Saturday, November 16, 2013

Conconforming ≠ Substandard

11.16.13


President Obama may have secured a measure of political relief for himself by allowing substandard insurance policies to be renewed for another year.

… 
“The president told me that if I like my health insurance, I could keep it. And that shouldn’t have an expiration date,” said Crusco, who has been covered under a nonconforming plan that did not cover maternity care. That fit her needs because, she says, she doesn’t plan to have more children.”

One of the things that irritates me about news coverage of the Obamacare mess is the willingness of many in the media to describe plans that do not fit the requirements of the ACA as "substandard."

The two quotes above, both from the same news story, nicely illustrate the rhetorical trick.
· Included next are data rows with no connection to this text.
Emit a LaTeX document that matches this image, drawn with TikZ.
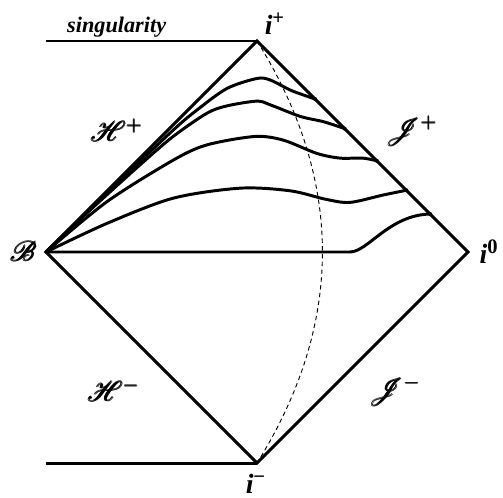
\documentclass[tikz,border=0pt]{standalone}
\usepackage{amsmath}
\usepackage{mathptmx}
\usepackage{fontspec}
\setmainfont{Liberation Serif}
\usepackage{tikz}
\usetikzlibrary{positioning,calc}
\tikzset{
  bdry/.style={line width=1.6pt,line join=miter},
  slice/.style={line width=1.6pt,line cap=round},
  ray/.style={line width=0.5pt,dash pattern=on 2.4pt off 1.8pt},
  lbl/.style={font=\fontsize{15}{17}\selectfont,inner sep=0pt},
}

\begin{document}
\begin{tikzpicture}
  \useasboundingbox (-4.872,-4.645) rectangle (4.663,4.777);
  \coordinate (ip) at (0,4);
  \coordinate (im) at (0,-4);
  \coordinate (bb) at (-4,0);
  \coordinate (io) at (4,0);
  % conformal boundary
  \draw[bdry] (bb) -- (ip) -- (io) -- (im) -- cycle;
  \draw[bdry] (-4,4) -- (ip);
  \draw[bdry] (-4,-4) -- (im);
  % slices ending on scri+
  \draw[slice] plot[smooth] coordinates {(-4,0) (-2.6,1.35) (-1.59,2.31) (-1.14,2.69) (-0.57,3.10) (0,3.29) (0.25,3.26) (0.63,3.07) (0.87,2.98) (1.1,2.9)};
  \draw[slice] plot[smooth] coordinates {(-4,0) (-3.2,0.76) (-2.22,1.65) (-1.59,2.19) (-0.95,2.63) (-0.57,2.77) (0,2.86) (0.25,2.79) (0.82,2.57) (1.26,2.47) (1.66,2.34)};
  \draw[slice] plot[smooth] coordinates {(-4,0) (-2.85,0.95) (-1.59,1.74) (-0.95,2.03) (-0.04,2.19) (0.5,2.12) (1.13,1.87) (1.57,1.78) (2.0,1.78) (2.27,1.73)};
  \draw[slice] plot[smooth] coordinates {(-4,0) (-2.85,0.54) (-1.59,1.02) (-0.32,1.21) (0.63,1.16) (1.3,1.0) (1.76,0.94) (2.39,1.08) (2.83,1.17)};
  \draw[slice] (bb) -- (1.76,0) .. controls (2.1,0) and (2.5,0.7) .. (3.28,0.72);
  \foreach \p in {(1.1,2.9),(1.66,2.34),(2.27,1.73),(2.83,1.17),(3.28,0.72)}
    \fill \p circle (1.1pt);
  % light ray
  \draw[ray] (ip) to[bend left=32] (im);
  % labels
  \node[font=\fontsize{12}{14}\selectfont\bfseries\itshape] (sing) at (-2.66,4.27) {singularity};
  \node[lbl] (lip) at (0.34,4.32) {\textbf{\textit{i}\textsuperscript{+}}};
  \node[lbl] (lio) at (4.40,0) {\textbf{\textit{i}\textsuperscript{0}}};
  \node[lbl] (lim) at (-0.02,-4.40) {\textbf{\textit{i}\textsuperscript{−}}};
  \node[lbl] (lb) at (-4.42,0.02) {$\pmb{\mathcal{B}}$};
  \node[lbl] (hp) at (-2.65,2.31) {$\pmb{\mathcal{H}}^{\pmb{+}}$};
  \node[lbl] (sp) at (2.94,2.29) {$\pmb{\mathcal{J}}^{\pmb{+}}$};
  \node[lbl] (hm) at (-2.71,-2.62) {$\pmb{\mathcal{H}}^{\pmb{-}}$};
  \node[lbl] (sm) at (2.62,-2.64) {$\pmb{\mathcal{J}}^{\pmb{-}}$};
\end{tikzpicture}
\end{document}
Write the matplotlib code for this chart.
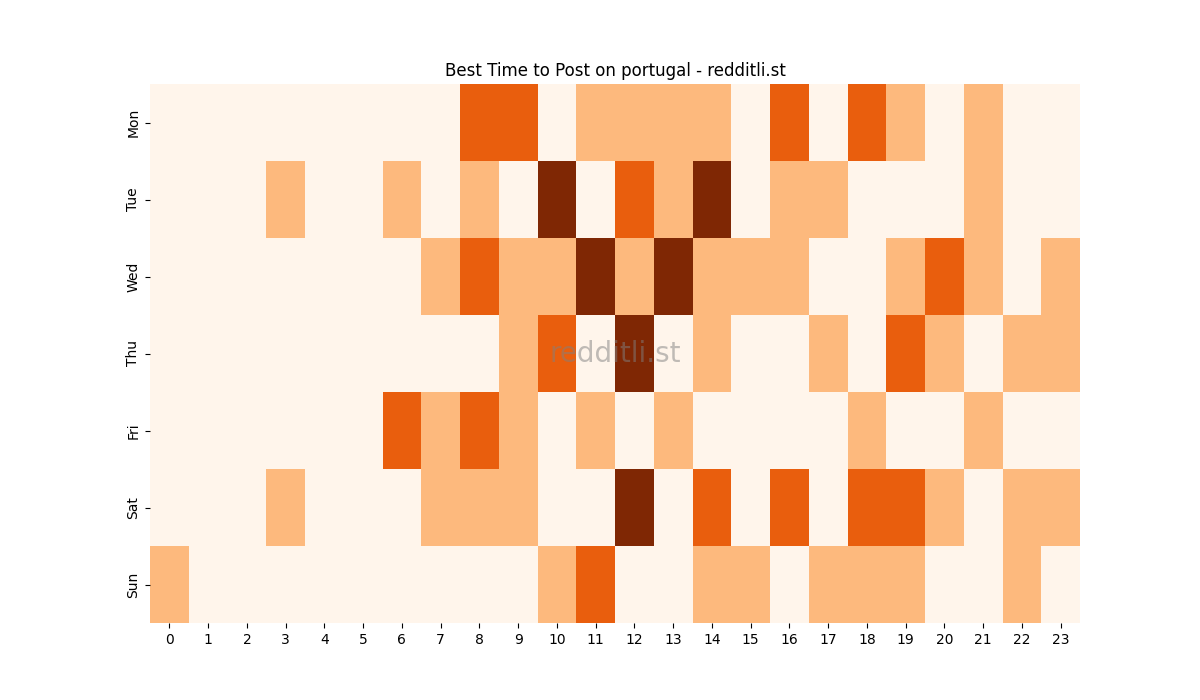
import matplotlib
matplotlib.use("Agg")
import matplotlib.pyplot as plt
import seaborn as sns
import numpy as np

days = ["Mon", "Tue", "Wed", "Thu", "Fri", "Sat", "Sun"]
hours = list(range(24))

mon = [0, 0, 0, 0, 0, 0, 0, 0, 2, 2, 0, 1, 1, 1, 1, 0, 2, 0, 2, 1, 0, 1, 0, 0]
tue = [0, 0, 0, 1, 0, 0, 1, 0, 1, 0, 3, 0, 2, 1, 3, 0, 1, 1, 0, 0, 0, 1, 0, 0]
wed = [0, 0, 0, 0, 0, 0, 0, 1, 2, 1, 1, 3, 1, 3, 1, 1, 1, 0, 0, 1, 2, 1, 0, 1]
thu = [0, 0, 0, 0, 0, 0, 0, 0, 0, 1, 2, 0, 3, 0, 1, 0, 0, 1, 0, 2, 1, 0, 1, 1]
fri = [0, 0, 0, 0, 0, 0, 2, 1, 2, 1, 0, 1, 0, 1, 0, 0, 0, 0, 1, 0, 0, 1, 0, 0]
sat = [0, 0, 0, 1, 0, 0, 0, 1, 1, 1, 0, 0, 3, 0, 2, 0, 2, 0, 2, 2, 1, 0, 1, 1]
sun = [1, 0, 0, 0, 0, 0, 0, 0, 0, 0, 1, 2, 0, 0, 1, 1, 0, 1, 1, 1, 0, 0, 1, 0]

grid = np.array([mon, tue, wed, thu, fri, sat, sun])

fig = plt.figure(figsize=(12, 7), dpi=100)
ax = sns.heatmap(grid, cmap="Oranges", cbar=False,
                 xticklabels=hours, yticklabels=days)
ax.set_title("Best Time to Post on portugal - redditli.st")
ax.text(0.5, 0.5, "redditli.st", transform=ax.transAxes,
        fontsize=20, color="gray", alpha=0.5, ha="center", va="center")

plt.savefig("out.png")
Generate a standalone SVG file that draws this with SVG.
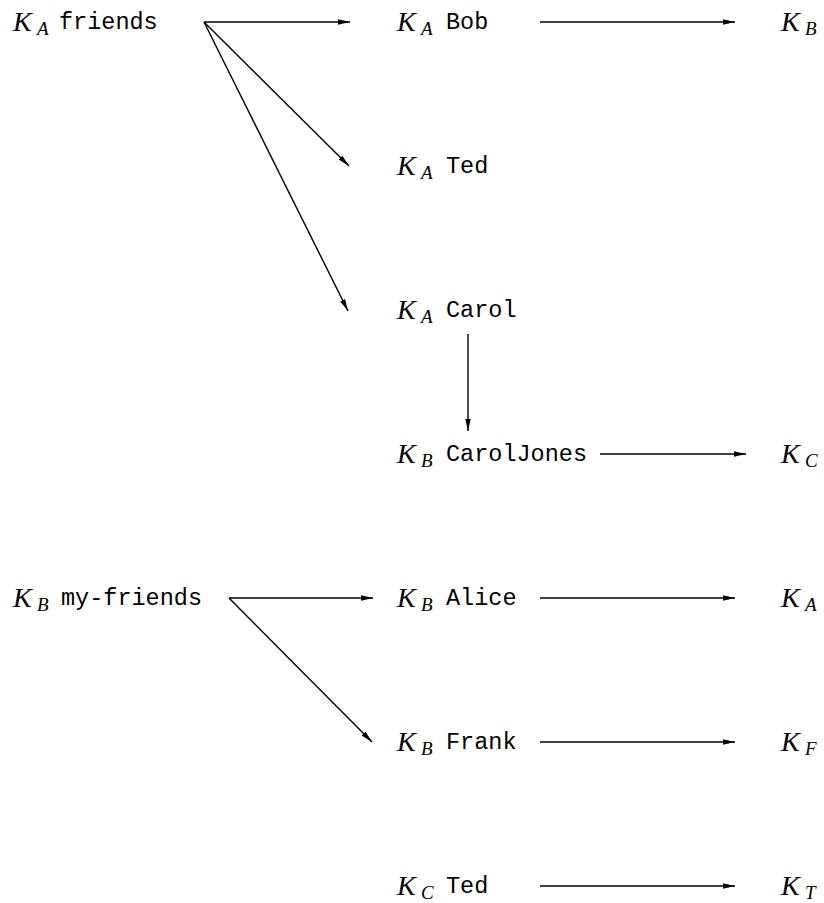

A plan that does not cover maternity care is nonconforming, since it does not conform to the ACA requirement that all insurance plans provide maternity benefits.  It is substandard for someone who does not plan to have children, possibly a man or an elderly woman who is unable to have children, only if one assumes that the standard of what all plans ought to cover for everyone is determined by what Congress wrote into the act, which, as the example shows, is crazy. It should not take more than about thirty seconds of thought for a fair minded journalist to realize that at least some plans that do not fit the ACA's requirements are what their purchasers do and should want. 

Which suggests that quite a lot of journalists are either incapable of thought or engaged in deliberately biased reporting.